Sweet CeCe's - our favorite new ice cream shoppe - saved me from weeks upon weeks of misbehaving children due to candy obsession by participating in a "candy drive" for the soldiers. For every pound of candy brought in, you received a punch on your punch card; they're shipping the candy overseas. Wonderful idea!
So, I talked up how we were going to take our candy and send it to the soldiers, and best of all, how we were "trading" candy for ice cream! The kids were super pumped about it (Phew!).
On our way to Sweet CeCe's, we were all having a conversation about the soldiers. Jack piped up, "I don't like soldiers. Soldiers are mean!"
This was a good opportunity to talk about how the soldiers were only mean to the enemy and how they keep us safe, fight for our freedom, etc. Bit heavy for a two-year-old, but he seemed to follow. But, he still kept insisting that soldiers were mean. We arrived, chuckled about Jack, and headed in to partake of some yumminess.
Five punches (yes, over 5 pounds of candy!) later, we were each stuffing our mouths with our own concoction of flavors and toppings when - I kid you not - a big soldier walked in the door. Decked out in army camo gear...black boots, black hat, the whole sh'bang! How perfect!
Now, this place is not a big place, and being that it was a Tuesday night, it wasn't very crowded. There were about five other people in the place. So, after I excitedly told Jack about who had walked in, of course everyone heard when Jack retorted that no, he didn't want to look at the soldier because soldiers are mean! Smiling, I continued to point out all the cool things about the soldier; I could see him grinning as he made his ice cream treat. Jack remained unimpressed.
As the soldier approaches the register, near where we are sitting, I suggested that Jack introduce himself to the soldier so he could talk to him and see that he's very nice. Jack thought that was a terrible idea. So I held out my hand and introduced myself to "soldier Tyrone." Jack just eyed him up and down, eyebrows furled.
We chatted briefly and then Tyrone went to pay for his ice cream. But before he left the shop, he turned around and approached us. He reached one arm to the other, peeled off his army patch and held it out to Jack. "Here," he said, "I want you to have this."
My heart melted.
And then my son rejected the sweet offering. (How lovely...)
Jason: "Jack, this is so awesome; he wants you to have his army patch."
Jack: "No." (Seriously, child of mine...)

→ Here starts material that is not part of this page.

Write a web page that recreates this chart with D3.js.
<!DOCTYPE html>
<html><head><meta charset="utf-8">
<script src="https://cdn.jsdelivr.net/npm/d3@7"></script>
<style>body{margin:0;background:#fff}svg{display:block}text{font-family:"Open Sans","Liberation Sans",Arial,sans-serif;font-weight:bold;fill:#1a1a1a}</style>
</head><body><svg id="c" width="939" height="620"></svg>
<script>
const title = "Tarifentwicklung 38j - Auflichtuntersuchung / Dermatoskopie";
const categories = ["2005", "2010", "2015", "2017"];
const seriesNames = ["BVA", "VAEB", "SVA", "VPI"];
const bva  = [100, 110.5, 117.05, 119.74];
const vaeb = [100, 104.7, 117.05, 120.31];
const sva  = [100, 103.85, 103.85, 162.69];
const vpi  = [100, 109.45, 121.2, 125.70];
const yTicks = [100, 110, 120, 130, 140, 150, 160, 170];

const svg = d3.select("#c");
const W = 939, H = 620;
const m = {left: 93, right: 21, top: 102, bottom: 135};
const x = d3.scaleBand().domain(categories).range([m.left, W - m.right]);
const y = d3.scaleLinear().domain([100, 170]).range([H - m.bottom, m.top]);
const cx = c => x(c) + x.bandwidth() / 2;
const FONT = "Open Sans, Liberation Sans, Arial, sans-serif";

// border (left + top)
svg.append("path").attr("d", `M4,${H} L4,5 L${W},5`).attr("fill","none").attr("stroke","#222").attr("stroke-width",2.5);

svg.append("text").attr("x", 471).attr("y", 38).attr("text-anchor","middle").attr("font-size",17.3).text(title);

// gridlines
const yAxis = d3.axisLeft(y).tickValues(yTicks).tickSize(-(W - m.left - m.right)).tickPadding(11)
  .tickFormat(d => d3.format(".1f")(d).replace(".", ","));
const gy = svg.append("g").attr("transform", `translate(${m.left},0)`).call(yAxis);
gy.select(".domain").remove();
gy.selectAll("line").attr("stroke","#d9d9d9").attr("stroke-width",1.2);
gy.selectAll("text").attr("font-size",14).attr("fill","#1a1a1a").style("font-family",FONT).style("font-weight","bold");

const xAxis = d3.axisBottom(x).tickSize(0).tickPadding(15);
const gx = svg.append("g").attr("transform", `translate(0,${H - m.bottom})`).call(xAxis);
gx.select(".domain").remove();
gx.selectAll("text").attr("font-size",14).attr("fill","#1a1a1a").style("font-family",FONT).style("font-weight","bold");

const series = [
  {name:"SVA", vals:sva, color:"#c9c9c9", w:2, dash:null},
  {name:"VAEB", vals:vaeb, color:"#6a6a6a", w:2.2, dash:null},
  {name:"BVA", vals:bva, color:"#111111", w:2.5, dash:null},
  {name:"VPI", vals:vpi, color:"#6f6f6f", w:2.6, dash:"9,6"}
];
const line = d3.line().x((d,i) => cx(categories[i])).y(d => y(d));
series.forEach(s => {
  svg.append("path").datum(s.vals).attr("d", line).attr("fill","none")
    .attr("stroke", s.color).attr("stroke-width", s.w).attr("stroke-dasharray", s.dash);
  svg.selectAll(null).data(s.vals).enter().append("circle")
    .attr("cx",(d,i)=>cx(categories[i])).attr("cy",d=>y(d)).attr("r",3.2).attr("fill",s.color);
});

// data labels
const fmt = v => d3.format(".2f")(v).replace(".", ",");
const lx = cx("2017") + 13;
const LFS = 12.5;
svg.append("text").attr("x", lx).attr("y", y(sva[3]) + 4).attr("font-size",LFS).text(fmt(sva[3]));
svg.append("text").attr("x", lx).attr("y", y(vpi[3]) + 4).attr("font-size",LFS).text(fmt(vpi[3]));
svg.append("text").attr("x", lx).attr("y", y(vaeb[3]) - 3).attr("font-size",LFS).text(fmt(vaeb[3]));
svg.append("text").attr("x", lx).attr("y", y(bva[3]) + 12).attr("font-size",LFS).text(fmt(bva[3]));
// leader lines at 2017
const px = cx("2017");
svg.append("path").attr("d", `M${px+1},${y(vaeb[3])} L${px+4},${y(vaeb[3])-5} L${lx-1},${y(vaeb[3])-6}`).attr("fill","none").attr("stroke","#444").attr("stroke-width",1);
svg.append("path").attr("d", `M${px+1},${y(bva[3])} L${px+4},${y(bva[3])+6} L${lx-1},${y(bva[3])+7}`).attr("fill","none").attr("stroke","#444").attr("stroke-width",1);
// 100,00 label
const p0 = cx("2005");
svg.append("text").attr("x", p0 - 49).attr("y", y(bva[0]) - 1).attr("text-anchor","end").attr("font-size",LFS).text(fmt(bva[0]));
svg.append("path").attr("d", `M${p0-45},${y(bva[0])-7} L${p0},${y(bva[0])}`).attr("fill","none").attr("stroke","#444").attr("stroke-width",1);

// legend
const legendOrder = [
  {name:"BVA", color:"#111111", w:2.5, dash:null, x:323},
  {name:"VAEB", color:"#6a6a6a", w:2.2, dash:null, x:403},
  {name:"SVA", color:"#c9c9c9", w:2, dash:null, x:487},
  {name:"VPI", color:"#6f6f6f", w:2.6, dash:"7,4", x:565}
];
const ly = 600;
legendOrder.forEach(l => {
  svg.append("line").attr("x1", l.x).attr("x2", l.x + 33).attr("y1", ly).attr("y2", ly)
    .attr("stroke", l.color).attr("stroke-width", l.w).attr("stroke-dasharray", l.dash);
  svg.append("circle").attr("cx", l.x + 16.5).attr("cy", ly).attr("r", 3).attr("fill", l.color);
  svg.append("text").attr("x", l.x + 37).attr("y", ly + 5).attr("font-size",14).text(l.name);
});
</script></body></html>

I graciously accepted the patch, and the soldier and I exchanged a chuckle before he left.
I hope this soldier has children -and my hunch is that he does - because then he'll understand that Jack was likely to warm up to the idea of soldiers, and specifically the very cool patch he gave Jack. And that's exactly what happened.

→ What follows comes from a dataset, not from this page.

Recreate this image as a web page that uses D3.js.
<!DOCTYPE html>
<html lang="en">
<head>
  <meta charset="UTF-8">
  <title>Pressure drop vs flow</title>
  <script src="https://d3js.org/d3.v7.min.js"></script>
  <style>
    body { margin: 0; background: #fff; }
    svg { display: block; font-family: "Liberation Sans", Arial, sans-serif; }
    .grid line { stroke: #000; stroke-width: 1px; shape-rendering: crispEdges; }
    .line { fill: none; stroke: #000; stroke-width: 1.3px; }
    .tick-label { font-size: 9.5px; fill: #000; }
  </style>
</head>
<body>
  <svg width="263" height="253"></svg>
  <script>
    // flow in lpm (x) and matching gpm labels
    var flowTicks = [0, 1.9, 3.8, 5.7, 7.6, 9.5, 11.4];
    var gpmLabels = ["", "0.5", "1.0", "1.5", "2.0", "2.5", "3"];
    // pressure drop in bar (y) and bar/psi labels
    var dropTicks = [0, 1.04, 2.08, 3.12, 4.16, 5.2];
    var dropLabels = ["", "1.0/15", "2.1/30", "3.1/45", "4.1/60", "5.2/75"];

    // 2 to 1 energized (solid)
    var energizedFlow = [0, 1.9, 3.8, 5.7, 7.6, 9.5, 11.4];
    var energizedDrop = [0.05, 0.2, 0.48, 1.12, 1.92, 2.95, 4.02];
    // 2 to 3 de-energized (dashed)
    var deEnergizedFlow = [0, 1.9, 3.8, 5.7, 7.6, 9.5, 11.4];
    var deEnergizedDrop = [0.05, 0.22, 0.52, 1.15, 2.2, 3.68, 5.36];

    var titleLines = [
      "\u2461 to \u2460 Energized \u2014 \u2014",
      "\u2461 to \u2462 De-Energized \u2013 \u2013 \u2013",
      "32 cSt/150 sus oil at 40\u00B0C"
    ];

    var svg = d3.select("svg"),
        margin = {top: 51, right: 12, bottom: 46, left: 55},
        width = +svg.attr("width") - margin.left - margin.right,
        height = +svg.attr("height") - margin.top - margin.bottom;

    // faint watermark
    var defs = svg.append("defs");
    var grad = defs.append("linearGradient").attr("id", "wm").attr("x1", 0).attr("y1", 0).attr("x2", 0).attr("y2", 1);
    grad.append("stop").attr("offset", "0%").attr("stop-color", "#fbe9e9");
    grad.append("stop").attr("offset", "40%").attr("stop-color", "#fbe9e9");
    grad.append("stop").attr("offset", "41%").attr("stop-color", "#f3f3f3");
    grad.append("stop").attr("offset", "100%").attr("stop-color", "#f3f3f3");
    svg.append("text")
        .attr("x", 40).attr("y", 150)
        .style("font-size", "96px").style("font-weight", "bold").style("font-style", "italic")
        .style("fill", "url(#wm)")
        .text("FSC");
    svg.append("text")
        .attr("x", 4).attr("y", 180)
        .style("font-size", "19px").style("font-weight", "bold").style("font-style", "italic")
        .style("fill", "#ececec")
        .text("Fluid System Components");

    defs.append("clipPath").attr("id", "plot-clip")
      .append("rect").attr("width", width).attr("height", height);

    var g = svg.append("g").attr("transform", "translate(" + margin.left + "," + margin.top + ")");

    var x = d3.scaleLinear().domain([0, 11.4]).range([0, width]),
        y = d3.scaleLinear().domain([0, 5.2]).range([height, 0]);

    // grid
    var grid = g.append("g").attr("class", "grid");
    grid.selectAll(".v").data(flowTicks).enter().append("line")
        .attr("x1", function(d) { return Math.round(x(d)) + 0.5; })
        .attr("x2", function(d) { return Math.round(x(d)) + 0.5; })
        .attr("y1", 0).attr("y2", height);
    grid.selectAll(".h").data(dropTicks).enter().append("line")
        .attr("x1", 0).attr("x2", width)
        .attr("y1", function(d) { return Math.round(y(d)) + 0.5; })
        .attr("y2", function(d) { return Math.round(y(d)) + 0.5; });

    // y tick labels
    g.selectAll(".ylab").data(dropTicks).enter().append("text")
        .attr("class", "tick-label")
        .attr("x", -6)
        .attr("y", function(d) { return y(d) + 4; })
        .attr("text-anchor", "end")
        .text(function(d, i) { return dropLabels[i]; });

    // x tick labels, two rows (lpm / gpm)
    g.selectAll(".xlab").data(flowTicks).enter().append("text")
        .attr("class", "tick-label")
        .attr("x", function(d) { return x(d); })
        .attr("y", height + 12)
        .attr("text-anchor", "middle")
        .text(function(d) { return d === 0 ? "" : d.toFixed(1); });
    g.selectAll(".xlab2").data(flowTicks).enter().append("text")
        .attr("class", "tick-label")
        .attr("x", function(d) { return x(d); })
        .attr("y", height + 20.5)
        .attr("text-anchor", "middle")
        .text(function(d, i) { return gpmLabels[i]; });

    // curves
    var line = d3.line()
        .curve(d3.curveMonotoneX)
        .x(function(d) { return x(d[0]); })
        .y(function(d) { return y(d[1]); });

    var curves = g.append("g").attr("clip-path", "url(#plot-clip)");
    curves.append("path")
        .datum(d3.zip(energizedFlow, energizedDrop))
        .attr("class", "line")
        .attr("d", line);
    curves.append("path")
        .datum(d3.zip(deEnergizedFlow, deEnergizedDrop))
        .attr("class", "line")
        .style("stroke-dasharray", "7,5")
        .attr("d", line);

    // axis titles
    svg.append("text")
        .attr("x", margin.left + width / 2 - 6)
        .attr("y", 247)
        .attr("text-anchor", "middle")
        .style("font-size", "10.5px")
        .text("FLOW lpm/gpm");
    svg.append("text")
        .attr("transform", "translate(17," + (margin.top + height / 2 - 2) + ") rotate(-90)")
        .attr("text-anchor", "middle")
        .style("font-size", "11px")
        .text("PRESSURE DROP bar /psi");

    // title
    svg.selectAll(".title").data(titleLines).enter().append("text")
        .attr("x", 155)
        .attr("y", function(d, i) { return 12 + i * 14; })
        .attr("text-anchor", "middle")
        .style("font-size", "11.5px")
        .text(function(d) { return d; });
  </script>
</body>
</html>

In fact, while we continued to talk about the soldier and how cool his present was, Jack began to ask to wear it and inquire about soldiers. By the time we had eaten our ice cream and were leaving, Jack was clutching his patch protectively and insisting that he get to wear it on his pajamas.
And the next day, we pinned it on his shirt to he could wear it to school and tell everyone his story about meeting Soldier Tyrone! Very cool story! I love it!